In his seminal 1953 work The Decline of Neutrality, 1914-1941, the Norwegian historian Nils Ørvik noted about the First World War that ‘… neutrality became a luxury that could no longer be afforded. Therefore, it had to disappear.’ This crucial weakening of neutrality, in Ørvik's view, formed part of a general and basically linear development in the nineteenth and twentieth century, where isolationist neutrality disintegrated and was succeeded by a system of international military alliances and collective security.
There is much truth to Ørvik's interpretation. The concept of neutrality was undoubtedly critically weakened by the developments of the First World War. Still, the idea of neutrality survived as a basic point of orientation in the foreign policies of the small Western European states. And in Denmark, neutrality was upheld as more than a foreign policy cornerstone. In contradistinction to other small states in Europe, significant intellectual efforts were made to reinterpret and reinvent the concept of neutrality after the war and to maintain its status as a prominent political concept compatible with the new principle of collective security embedded in the League of Nations.

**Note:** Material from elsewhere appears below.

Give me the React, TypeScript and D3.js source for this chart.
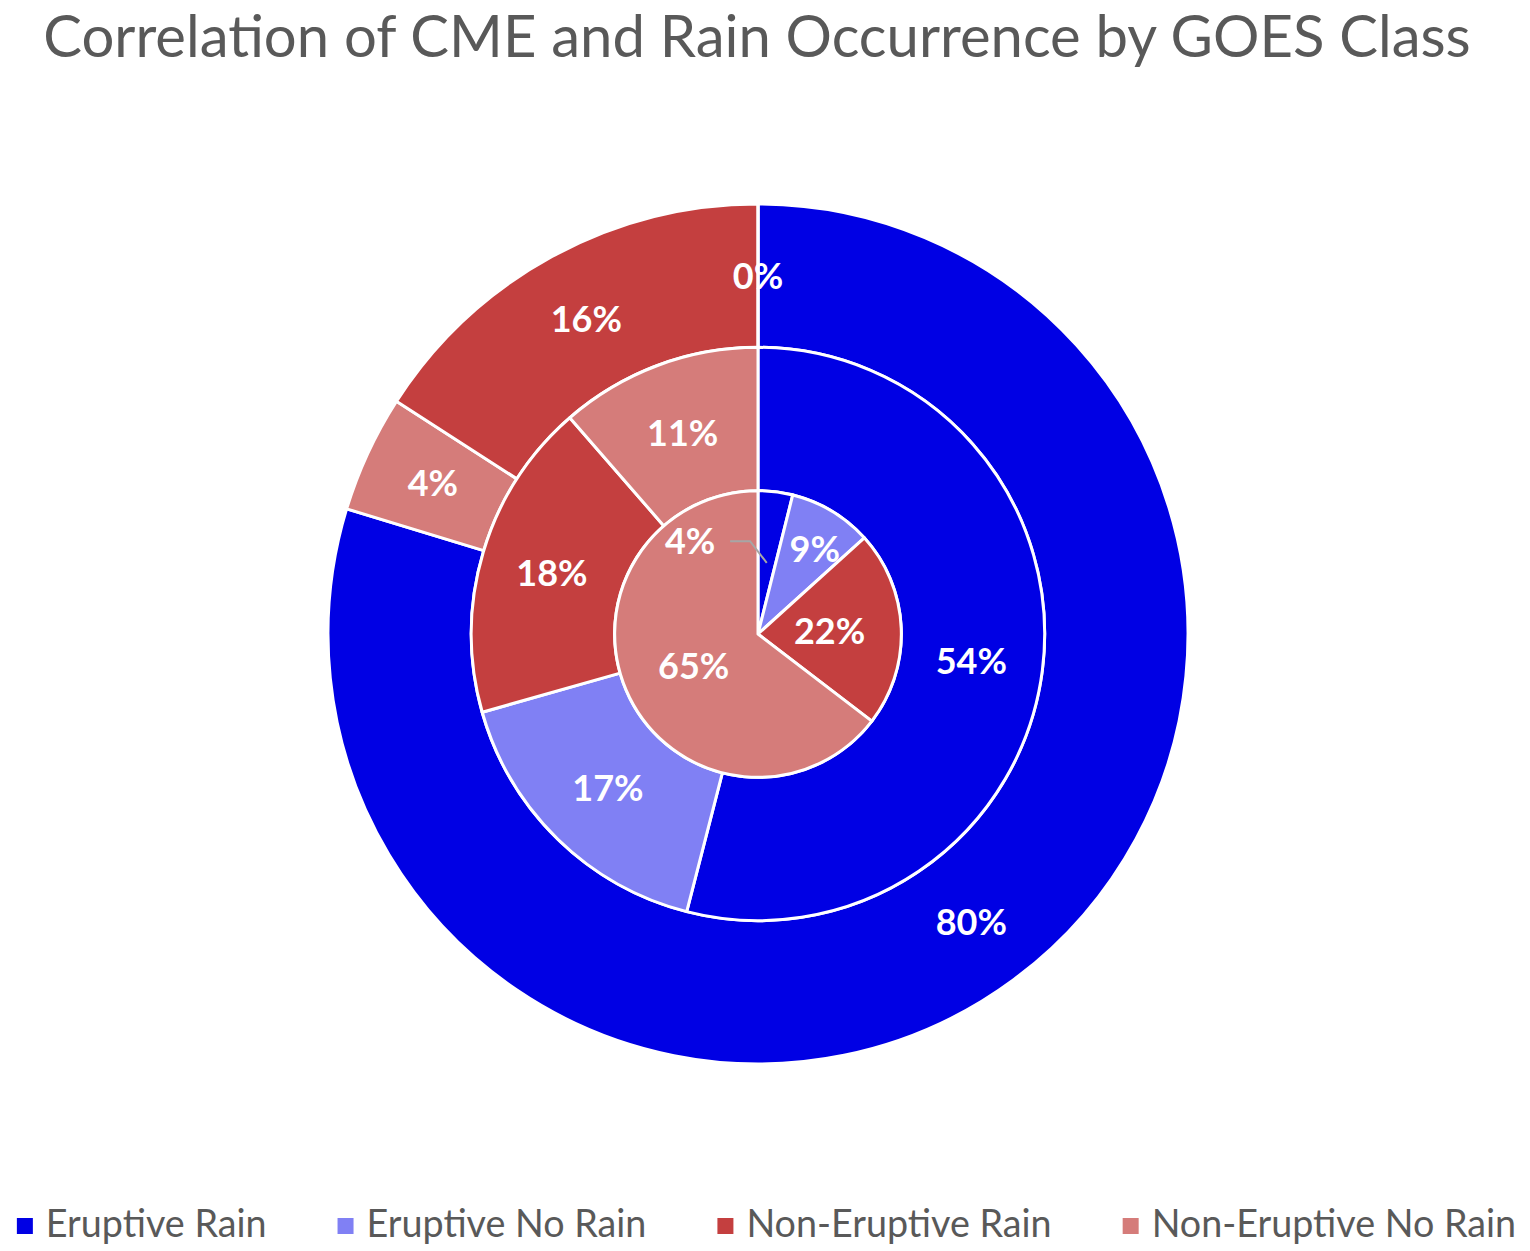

This deliberate attempt at maintaining and developing the idea of neutrality, termed ‘neo-neutrality’ by its leading advocate, the legal advisor to the Danish Foreign Ministry Georg Cohn, was closely related to strands of American neutral thinking and to that of legal expert Phillip C. Jessup in particular. However, albeit similar to contemporary American ideas of neutrality, it was not primarily an import of American ideas. Rather, it was the product of a deeply rooted foreign political ideology linked to the Danish Radical Liberal Party (Det Radikale Venstre) and, to a lesser extent, to the Social Democratic Party. As such it was met with criticism from the liberal and conservative parties, which traditionally had a narrower and more strictly legal understanding of neutrality and now subscribed to the dominant European view that the concept of neutrality was losing its relevance as a political and legal concept. Danish foreign policy debates on whether neutrality was a concept in decline or, rather, one that was evolving and expanding not only mirror the broader conflict between the dominating European and American views on neutrality but also that between deeply rooted Danish foreign policy ideologies.